Major Causes for the Cuban Missile Crisis

  • Soviet desire to counterbalance US nuclear superiority,
  • US attempts to undermine the Castro regime in Cuba
  • Strategic Importance of Cuba in the Western Hemisphere
  • Soviet Response to US missile deployment in Turkey
  • by the US

Course of events:

  • USSR’s missile installation in Cuba:
    • Having promised to defend Cuba with Soviet arms, the Soviet premier Nikita Khrushchev initiated the installation of Soviet medium- and intermediate-range ballistic missiles in Cuba
    • Such missiles could hit much of the eastern United States within a few minutes if launched from Cuba. 
    • Khrushchev also wanted to place nuclear weapons in Cuba to counter the urgent threat of US missiles close to its own borders.
  • US action & naval “quarantine”:
    • Kennedy announced that U.S. forces would seize “offensive weapons and associated matériel” that Soviet vessels might attempt to deliver to Cuba.
    • Kennedy ordered a naval “quarantine” of Cuba
    • In this, US destroyers and submarines were placed around Cuba in order to prevent military supplies from being brought to the island.

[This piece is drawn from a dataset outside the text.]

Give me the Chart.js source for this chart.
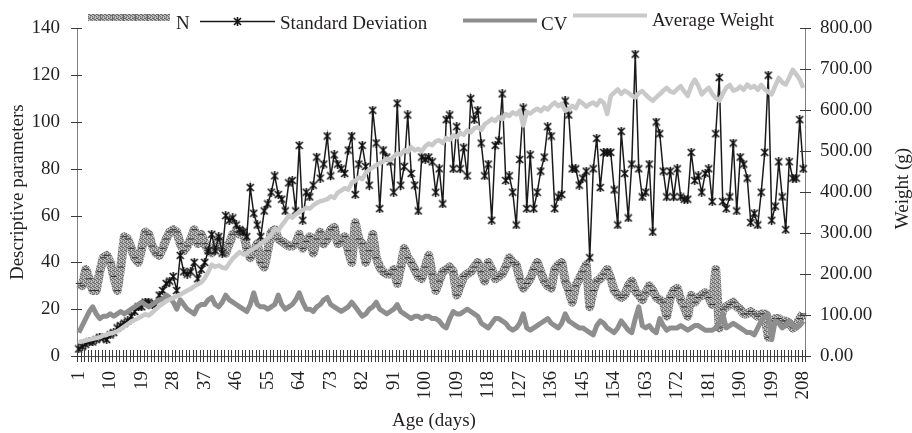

  • As the two superpowers hovered close to the brink of nuclear war, On October 28 Khrushchev capitulated, informing Kennedy that
    • Work on the missile sites would be halted and  
    • The missiles already in Cuba would be returned to the Soviet Union. 
  • In return, Kennedy committed the United States to never invading Cuba.
  • Both superpowers began to fulfill their promises over the coming weeks, and the crisis was over by late November.